▶ Objective
Copy out each line below that has the word "with" in it.

▶ Dataset content
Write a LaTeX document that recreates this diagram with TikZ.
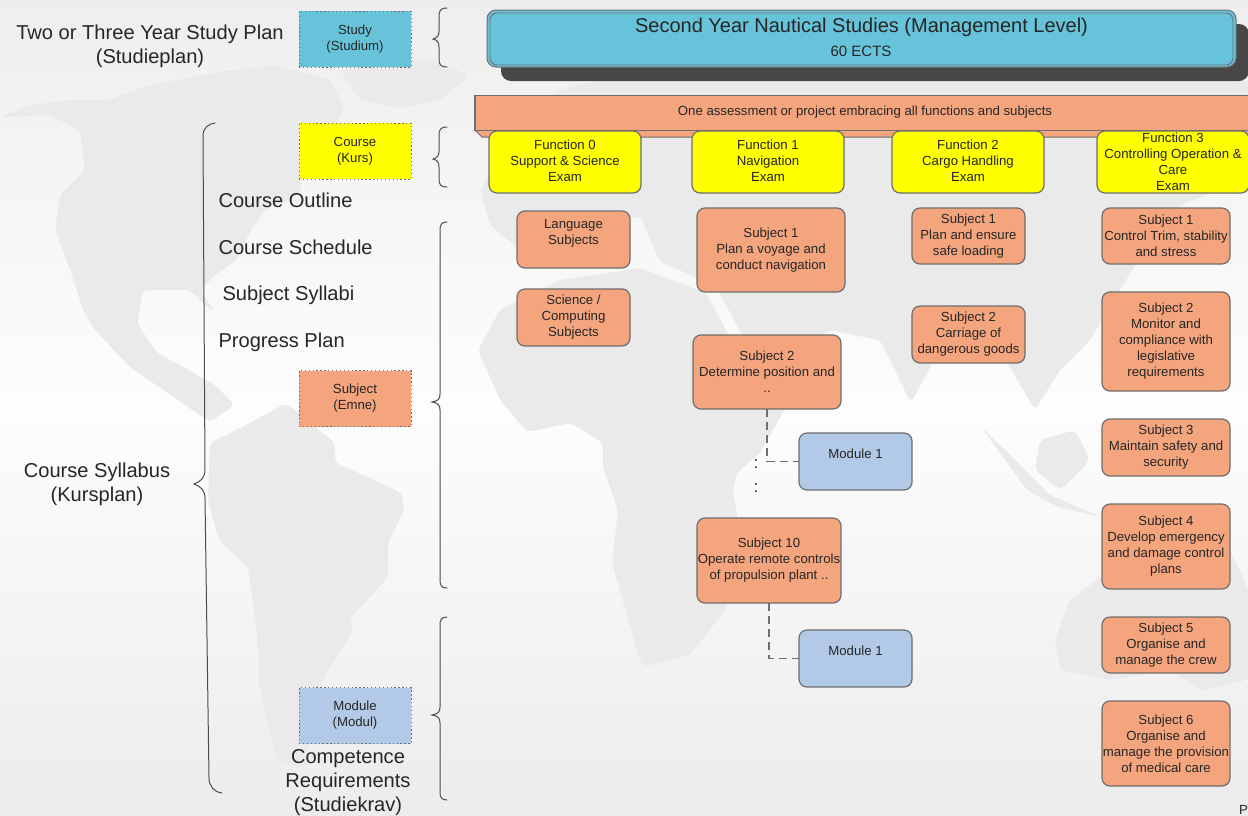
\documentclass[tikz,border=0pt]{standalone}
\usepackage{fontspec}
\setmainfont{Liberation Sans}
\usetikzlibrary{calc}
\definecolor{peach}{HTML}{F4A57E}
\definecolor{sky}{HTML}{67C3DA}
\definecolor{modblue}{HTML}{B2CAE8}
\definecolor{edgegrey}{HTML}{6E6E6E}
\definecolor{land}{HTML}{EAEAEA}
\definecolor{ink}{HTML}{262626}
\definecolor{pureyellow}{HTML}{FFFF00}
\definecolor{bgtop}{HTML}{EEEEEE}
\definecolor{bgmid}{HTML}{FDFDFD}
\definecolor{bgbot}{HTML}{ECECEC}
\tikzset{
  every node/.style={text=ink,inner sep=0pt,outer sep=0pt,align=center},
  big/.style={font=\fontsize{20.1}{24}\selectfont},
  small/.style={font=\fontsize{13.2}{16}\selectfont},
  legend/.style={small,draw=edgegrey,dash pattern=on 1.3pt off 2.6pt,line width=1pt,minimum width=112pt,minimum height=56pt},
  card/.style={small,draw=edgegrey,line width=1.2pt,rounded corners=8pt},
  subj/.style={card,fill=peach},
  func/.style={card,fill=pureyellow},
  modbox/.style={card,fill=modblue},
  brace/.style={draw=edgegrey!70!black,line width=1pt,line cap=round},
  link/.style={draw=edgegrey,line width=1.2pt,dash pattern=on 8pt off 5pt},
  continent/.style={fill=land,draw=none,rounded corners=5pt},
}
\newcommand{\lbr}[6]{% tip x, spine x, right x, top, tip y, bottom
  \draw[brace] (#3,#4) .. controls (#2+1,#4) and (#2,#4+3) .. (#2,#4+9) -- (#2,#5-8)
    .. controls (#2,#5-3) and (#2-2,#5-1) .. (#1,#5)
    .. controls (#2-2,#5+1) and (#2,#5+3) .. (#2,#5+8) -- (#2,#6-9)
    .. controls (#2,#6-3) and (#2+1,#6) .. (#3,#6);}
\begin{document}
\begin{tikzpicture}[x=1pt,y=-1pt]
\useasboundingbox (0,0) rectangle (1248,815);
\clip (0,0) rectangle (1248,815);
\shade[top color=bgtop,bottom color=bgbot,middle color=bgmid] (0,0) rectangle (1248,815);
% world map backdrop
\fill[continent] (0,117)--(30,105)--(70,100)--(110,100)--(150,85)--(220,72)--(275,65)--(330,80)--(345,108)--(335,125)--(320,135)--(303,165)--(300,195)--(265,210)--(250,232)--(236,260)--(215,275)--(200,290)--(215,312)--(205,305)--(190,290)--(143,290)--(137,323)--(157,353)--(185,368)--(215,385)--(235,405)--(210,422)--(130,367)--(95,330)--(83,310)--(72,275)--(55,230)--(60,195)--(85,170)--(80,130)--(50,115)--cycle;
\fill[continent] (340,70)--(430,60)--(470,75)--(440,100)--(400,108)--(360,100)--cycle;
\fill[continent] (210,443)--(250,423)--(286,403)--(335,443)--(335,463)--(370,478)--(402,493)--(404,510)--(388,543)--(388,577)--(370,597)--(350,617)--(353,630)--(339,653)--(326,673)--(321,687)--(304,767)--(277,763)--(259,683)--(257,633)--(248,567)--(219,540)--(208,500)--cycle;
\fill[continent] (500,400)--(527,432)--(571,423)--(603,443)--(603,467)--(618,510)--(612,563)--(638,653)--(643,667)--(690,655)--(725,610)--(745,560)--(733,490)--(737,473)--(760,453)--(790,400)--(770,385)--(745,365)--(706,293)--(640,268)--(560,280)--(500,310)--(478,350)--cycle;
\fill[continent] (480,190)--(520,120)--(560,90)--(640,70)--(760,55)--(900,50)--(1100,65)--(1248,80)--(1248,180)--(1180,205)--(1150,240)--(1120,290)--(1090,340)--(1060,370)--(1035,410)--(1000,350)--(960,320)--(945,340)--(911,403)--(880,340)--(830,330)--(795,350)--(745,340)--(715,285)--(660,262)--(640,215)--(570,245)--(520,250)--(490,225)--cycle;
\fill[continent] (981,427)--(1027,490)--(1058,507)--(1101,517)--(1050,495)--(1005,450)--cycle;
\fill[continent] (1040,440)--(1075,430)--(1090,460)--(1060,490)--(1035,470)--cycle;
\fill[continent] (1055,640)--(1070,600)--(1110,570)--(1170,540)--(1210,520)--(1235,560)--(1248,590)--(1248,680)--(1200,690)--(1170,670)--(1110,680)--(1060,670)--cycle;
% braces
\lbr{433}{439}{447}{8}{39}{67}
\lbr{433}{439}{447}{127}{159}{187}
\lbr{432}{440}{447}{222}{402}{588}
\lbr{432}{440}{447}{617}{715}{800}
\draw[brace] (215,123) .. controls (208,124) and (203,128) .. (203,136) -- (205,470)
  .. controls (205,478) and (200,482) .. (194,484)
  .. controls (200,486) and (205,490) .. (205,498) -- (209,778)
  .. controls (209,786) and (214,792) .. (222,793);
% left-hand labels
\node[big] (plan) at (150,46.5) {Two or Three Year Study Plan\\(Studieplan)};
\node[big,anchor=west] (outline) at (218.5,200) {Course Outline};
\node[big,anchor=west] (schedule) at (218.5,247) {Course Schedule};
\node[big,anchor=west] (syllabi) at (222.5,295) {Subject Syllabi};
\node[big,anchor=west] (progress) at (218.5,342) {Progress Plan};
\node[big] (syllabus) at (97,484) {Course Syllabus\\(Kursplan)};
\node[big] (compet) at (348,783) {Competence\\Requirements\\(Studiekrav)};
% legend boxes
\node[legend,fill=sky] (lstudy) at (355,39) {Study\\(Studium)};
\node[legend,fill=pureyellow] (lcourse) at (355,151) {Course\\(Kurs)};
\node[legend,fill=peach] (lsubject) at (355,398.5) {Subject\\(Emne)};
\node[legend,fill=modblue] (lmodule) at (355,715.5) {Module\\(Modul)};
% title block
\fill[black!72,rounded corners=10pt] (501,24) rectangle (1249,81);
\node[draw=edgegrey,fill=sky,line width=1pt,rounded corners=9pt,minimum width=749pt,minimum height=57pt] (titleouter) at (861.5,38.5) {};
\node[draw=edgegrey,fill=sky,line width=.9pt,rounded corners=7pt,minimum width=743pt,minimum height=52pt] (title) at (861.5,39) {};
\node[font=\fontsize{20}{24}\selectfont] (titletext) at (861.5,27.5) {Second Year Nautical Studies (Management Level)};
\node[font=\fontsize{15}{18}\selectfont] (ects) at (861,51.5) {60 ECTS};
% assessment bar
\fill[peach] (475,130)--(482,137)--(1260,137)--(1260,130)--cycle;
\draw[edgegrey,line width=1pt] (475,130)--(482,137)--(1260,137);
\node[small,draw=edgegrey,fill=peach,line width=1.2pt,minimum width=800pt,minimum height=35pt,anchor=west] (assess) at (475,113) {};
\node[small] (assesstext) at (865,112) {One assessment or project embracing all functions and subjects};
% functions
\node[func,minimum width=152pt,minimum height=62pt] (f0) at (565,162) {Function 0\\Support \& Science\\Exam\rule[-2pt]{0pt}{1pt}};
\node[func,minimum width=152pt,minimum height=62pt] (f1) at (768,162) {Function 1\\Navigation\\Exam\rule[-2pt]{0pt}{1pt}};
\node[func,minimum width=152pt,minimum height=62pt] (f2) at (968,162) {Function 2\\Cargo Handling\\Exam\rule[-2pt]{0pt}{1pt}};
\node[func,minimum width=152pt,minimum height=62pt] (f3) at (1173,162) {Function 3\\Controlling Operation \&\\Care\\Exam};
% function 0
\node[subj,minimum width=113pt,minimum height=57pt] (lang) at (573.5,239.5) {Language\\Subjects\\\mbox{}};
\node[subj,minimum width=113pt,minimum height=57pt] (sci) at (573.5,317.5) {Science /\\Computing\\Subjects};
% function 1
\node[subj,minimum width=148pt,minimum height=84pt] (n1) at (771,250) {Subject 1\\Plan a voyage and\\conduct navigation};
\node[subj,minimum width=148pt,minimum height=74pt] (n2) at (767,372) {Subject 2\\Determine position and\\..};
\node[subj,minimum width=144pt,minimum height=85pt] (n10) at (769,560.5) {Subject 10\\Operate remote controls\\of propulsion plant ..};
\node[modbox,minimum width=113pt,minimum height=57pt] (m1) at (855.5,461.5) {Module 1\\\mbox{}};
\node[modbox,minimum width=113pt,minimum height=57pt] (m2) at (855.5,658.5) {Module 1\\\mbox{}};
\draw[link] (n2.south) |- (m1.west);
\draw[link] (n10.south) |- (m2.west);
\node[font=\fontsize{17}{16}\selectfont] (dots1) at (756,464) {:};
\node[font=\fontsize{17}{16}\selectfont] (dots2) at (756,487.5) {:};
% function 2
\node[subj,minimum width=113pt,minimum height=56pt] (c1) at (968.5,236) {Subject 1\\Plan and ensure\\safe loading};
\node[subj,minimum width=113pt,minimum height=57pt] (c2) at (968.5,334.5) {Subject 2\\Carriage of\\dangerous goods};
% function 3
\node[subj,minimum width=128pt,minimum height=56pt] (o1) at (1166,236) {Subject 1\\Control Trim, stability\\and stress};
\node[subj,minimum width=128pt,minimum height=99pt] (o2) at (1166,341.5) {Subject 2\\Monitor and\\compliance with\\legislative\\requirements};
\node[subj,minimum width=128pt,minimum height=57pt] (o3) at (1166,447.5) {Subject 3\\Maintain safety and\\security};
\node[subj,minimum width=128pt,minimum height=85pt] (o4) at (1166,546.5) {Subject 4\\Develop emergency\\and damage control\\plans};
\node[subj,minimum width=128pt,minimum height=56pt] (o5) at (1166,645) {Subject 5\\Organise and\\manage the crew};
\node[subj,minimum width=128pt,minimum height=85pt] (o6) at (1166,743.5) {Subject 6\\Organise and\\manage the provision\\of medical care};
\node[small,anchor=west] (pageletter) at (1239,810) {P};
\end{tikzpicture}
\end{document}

▶ Exercise response
Write a LaTeX document that recreates this diagram with TikZ.
\node[subj,minimum width=128pt,minimum height=99pt] (o2) at (1166,341.5) {Subject 2\\Monitor and\\compliance with\\legislative\\requirements};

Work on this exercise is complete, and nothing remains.